About Street Works

Street Works is a group of artists and neighbors helping our communities creatively connect, collaborate, and take action on the issues that matter in their lives. We organize street festivals, mutual aid efforts, and cultural research that serve justice and grow into long-term neighborhood projects.

We believe artists have a role in strengthening democracy, not just by telling stories, but by co-designing ways for communities to build power, care for each other, and transform broken systems. The street is both a canvas and a symbol of what shared ownership and joyful public life can look like when people have space to shape it.

Image: 2024 Street Work Earth. Próxima Tierra. By Kaleidospace. Photo by Brentton Wilson.

Why

The communities we work with are too often shut out of civic life by policies, systems, and lifelong messages that say we don’t belong, because of race, income, birthplace, and more. These messages — combined with systems that keep us overworked, tangled in bureaucracy, and struggling to get by — drain the willpower we need to fight for a place in civic life.

Before action, we need hope and experiences of belonging that expand what feels possible. Street Works grew from the belief that joyful experiences of democracy can spark participation, and that artists are uniquely equipped to design those pathways.

But to do that, artists committed to justice need to make a living. Many of us are tired of resisting cultural systems that extract from our creativity while devaluing our labor and culture. From stolen treasures in museums, to how wealth shapes visibility and pay, to how community-rooted work is overlooked by funders, the arts too often reinforce inequality.
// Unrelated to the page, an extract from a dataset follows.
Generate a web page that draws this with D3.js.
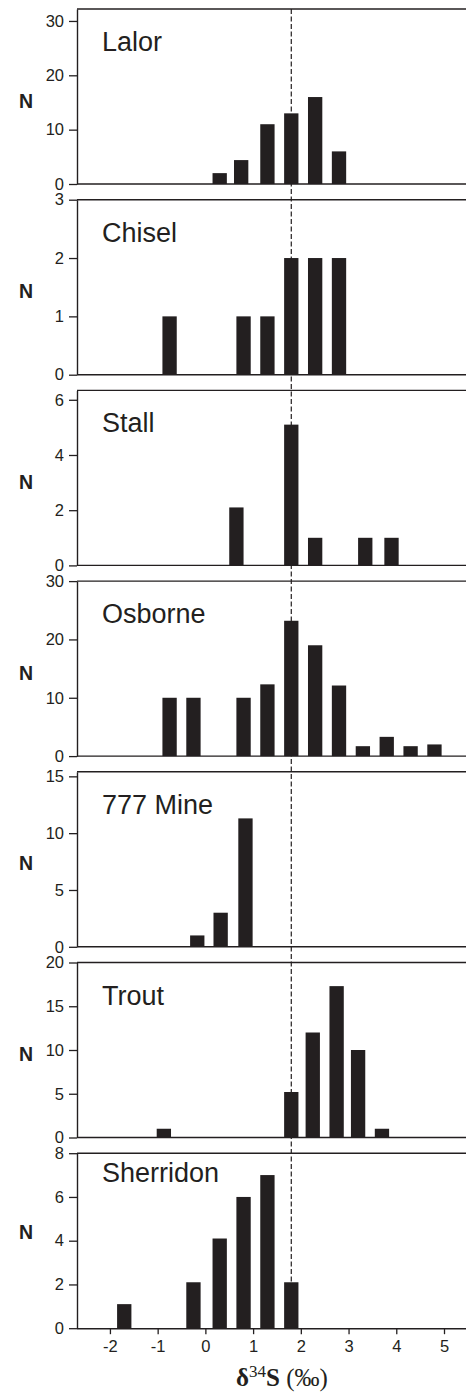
<!DOCTYPE html>
<html>
<head>
<meta charset="utf-8">
<script src="https://cdn.jsdelivr.net/npm/d3@7"></script>
<style>
  html, body { margin: 0; padding: 0; background: #fff; }
  svg { display: block; }
</style>
</head>
<body>
<div id="chart"></div>
<script>
// δ34S histograms for seven deposits, one panel per deposit.
const mineNames = ["Lalor", "Chisel", "Stall", "Osborne", "777 Mine", "Trout", "Sherridon"];

// bar centres (‰) and counts per deposit
const lalorBins = [0.3, 0.75, 1.3, 1.8, 2.3, 2.8];
const lalorCounts = [2, 4.4, 11, 13, 16, 6];

const chiselBins = [-0.75, 0.8, 1.3, 1.8, 2.3, 2.8];
const chiselCounts = [1, 1, 1, 2, 2, 2];

const stallBins = [0.65, 1.8, 2.3, 3.35, 3.9];
const stallCounts = [2.1, 5.1, 1, 1, 1];

const osborneBins = [-0.75, -0.25, 0.8, 1.3, 1.8, 2.3, 2.8, 3.3, 3.8, 4.3, 4.8];
const osborneCounts = [10, 10, 10, 12.3, 23.2, 19, 12.1, 1.7, 3.3, 1.7, 2];

const mine777Bins = [-0.17, 0.32, 0.84];
const mine777Counts = [1, 3, 11.3];

const troutBins = [-0.87, 1.8, 2.25, 2.75, 3.2, 3.7];
const troutCounts = [1, 5.2, 12, 17.3, 10, 1];

const sherridonBins = [-1.7, -0.25, 0.3, 0.8, 1.3, 1.8];
const sherridonCounts = [1.1, 2.1, 4.1, 6, 7, 2.1];

// y-axis extent and tick labels per panel
const yMaxima = [32.2, 3, 6.34, 30, 15.4, 20, 8];
const lalorTicks = [0, 10, 20, 30];
const chiselTicks = [0, 1, 2, 3];
const stallTicks = [0, 2, 4, 6];
const osborneTicks = [0, 10, 20, 30];
const mine777Ticks = [0, 5, 10, 15];
const troutTicks = [0, 5, 10, 15, 20];
const sherridonTicks = [0, 2, 4, 6, 8];

// x axis
const xTicks = [-2, -1, 0, 1, 2, 3, 4, 5];
const xDomain = [-2.69, 5.44];
const referenceValue = 1.8;

const panels = mineNames.map((name, i) => ({
  name,
  bins: [lalorBins, chiselBins, stallBins, osborneBins, mine777Bins, troutBins, sherridonBins][i],
  counts: [lalorCounts, chiselCounts, stallCounts, osborneCounts, mine777Counts, troutCounts, sherridonCounts][i],
  yMax: yMaxima[i],
  ticks: [lalorTicks, chiselTicks, stallTicks, osborneTicks, mine777Ticks, troutTicks, sherridonTicks][i]
}));

// layout
const W = 466, H = 1393;
const left = 77, right = 465;
const firstTop = 9, panelStep = 190.7, panelH = 175;
const labelShift = [0, 0, 0, 0, 0, 0, -13];   // vertical nudge of name and N label
const barWidth = 0.3;                          // ‰
const ink = "#231f20";
const sans = "'Liberation Sans', Arial, sans-serif";

const svg = d3.select("#chart").append("svg")
  .attr("width", W).attr("height", H)
  .style("font-family", sans);

const x = d3.scaleLinear().domain(xDomain).range([left, right]);

const lastBottom = firstTop + (panels.length - 1) * panelStep + panelH;

// dashed reference line across all panels
svg.append("line")
  .attr("x1", x(referenceValue)).attr("x2", x(referenceValue))
  .attr("y1", firstTop).attr("y2", lastBottom)
  .attr("stroke", ink).attr("stroke-width", 1.2)
  .attr("stroke-dasharray", "5,2.5");

panels.forEach((p, i) => {
  const top = firstTop + i * panelStep;
  const bottom = top + panelH;
  const y = d3.scaleLinear().domain([0, p.yMax]).range([bottom, top]);
  const g = svg.append("g");

  // bars
  g.selectAll("rect").data(p.bins.map((b, j) => ({ b, n: p.counts[j] })))
    .join("rect")
    .attr("x", d => x(d.b - barWidth / 2))
    .attr("width", d => x(d.b + barWidth / 2) - x(d.b - barWidth / 2))
    .attr("y", d => y(d.n))
    .attr("height", d => y(0) - y(d.n))
    .attr("fill", ink);

  // frame: top and bottom lines
  g.append("line")
    .attr("x1", left).attr("x2", W).attr("y1", top).attr("y2", top)
    .attr("stroke", ink).attr("stroke-width", 1.4);
  if (i < panels.length - 1) {
    g.append("line")
      .attr("x1", left).attr("x2", W).attr("y1", bottom).attr("y2", bottom)
      .attr("stroke", ink).attr("stroke-width", 1.4);
  }

  // y axis
  const ya = g.append("g")
    .attr("transform", `translate(${left},0)`)
    .call(d3.axisLeft(y).tickValues(p.ticks).tickSize(8).tickPadding(5)
      .tickSizeOuter(0).tickFormat(d3.format("d")));
  ya.select(".domain").attr("stroke", ink).attr("stroke-width", 1.4);
  ya.selectAll(".tick line").attr("stroke", ink).attr("stroke-width", 1.3);
  ya.selectAll(".tick text")
    .attr("fill", ink)
    .style("font-size", "16.5px")
    .style("font-family", sans);

  // N label
  g.append("text")
    .attr("x", 26).attr("y", (top + bottom) / 2 + 11 + labelShift[i])
    .attr("text-anchor", "middle")
    .attr("fill", ink)
    .style("font-size", "19.5px").style("font-weight", "bold")
    .text("N");

  // deposit name
  g.append("text")
    .attr("x", 102).attr("y", top + 42 + labelShift[i])
    .attr("fill", ink)
    .style("font-size", "27px")
    .text(p.name);

  // x axis on the last panel only
  if (i === panels.length - 1) {
    const xa = g.append("g")
      .attr("transform", `translate(0,${bottom})`)
      .call(d3.axisBottom(x).tickValues(xTicks).tickSize(6).tickPadding(6).tickSizeOuter(0)
        .tickFormat(d => d < 0 ? "-" + Math.abs(d) : String(d)));
    xa.select(".domain").attr("stroke", ink).attr("stroke-width", 1.4)
      .attr("d", `M${left},0.5H${W}`);
    xa.selectAll(".tick line").attr("stroke", ink).attr("stroke-width", 1.3);
    xa.selectAll(".tick text")
      .attr("fill", ink)
      .style("font-size", "16.5px")
      .style("font-family", sans);
  }
});

// x-axis title: δ34S (‰)
const title = svg.append("text")
  .attr("x", 282).attr("y", 1386)
  .attr("text-anchor", "middle")
  .attr("fill", ink)
  .style("font-family", "'Liberation Serif', 'Times New Roman', serif")
  .style("font-size", "25px");
title.append("tspan").style("font-weight", "bold").text("δ");
title.append("tspan").attr("dy", -9).style("font-size", "17px").text("34");
title.append("tspan").attr("dy", 9).style("font-weight", "bold").text("S");
title.append("tspan").text(" (‰)");
</script>
</body>
</html>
These systems undermine the imagination that democracy requires. That’s why we fight for our communities, and for a cultural ecosystem that does too.

Projects

  • Festivals

    Arts events in public spaces — like multi-block festivals, block parties, or picnics — to support collaboration between organizations & neighbors of all ages.

  • Queens mutual aid

    Co-organizing mutual aid efforts in Queens, like clothing drives, to foster a creative aid, rooted in joy. Email mutualaidqueens@makejusticenormal.org to get involved.

  • Production co-op

    Co-organizing with peers on what it takes to pool resources for public space action. Email collective@makejusticenormal.org to get involved.

  • Research

    Studying how power and money shape who gets seen, paid, and preserved in the arts, and co-creating alternative models rooted in justice, care, and collective ownership.

Focuses

We are committed to fostering joyful community-led work. Our communities often raise these topics.

  • Climate & Earth

    Space for climate decision making on the street, youth as our visionary leaders, and accessible science rooted in our ancestral wisdoms.

  • Health & Healing

    Space for wellness, knowing it’s hard to act, care for others, or unfold our full imagination if our bodies and minds are hurting.

  • Civic Participation

    Space for knowing and practicing our rights, from civil liberties and freedom of speech, to voting and community decisions.

  • Wealth

    Space for how we can earn fairly, fight for economic justice, and plan for our futures, in a time when money decides too much.

About Make Justice Normal (MJN)

MJN’s Model

Street Works is a project in partnership with Make Justice Normal (MJN), a collective founded in 2021 to develop and implement justice-centered organizing models — like equitable budgeting, democratic decision-making, and circular leadership structures.  

As a non-hierarchical collective, MJN members create independent ventures with MJN members or others, and apply its standards for just organizing.

Street Works is one of those ventures. Like a school of fish or a murmuration of starlings, each venture acts with autonomy, but we remain in relationship, learning from, advising, and supporting one another in our common commitments to values.

MJN’s Values

Street Works follows MJN’s values of justice, loving care, and solidarity as the essence of making justice normal. We test the policies, governance models, and procedures emerging from its research.

  • Justice: Justice is rooted in the idea that all people are inherently of equal value. Complex systems obfuscate how unjust things really are.

  • Loving Care: Before we were workers, we were children, family, neighbors, and friends. We’re people-first and practice space for full selves.

  • Solidarity: Striving for shared abundance & ownership enables us to foster collective, not just individual, benefit.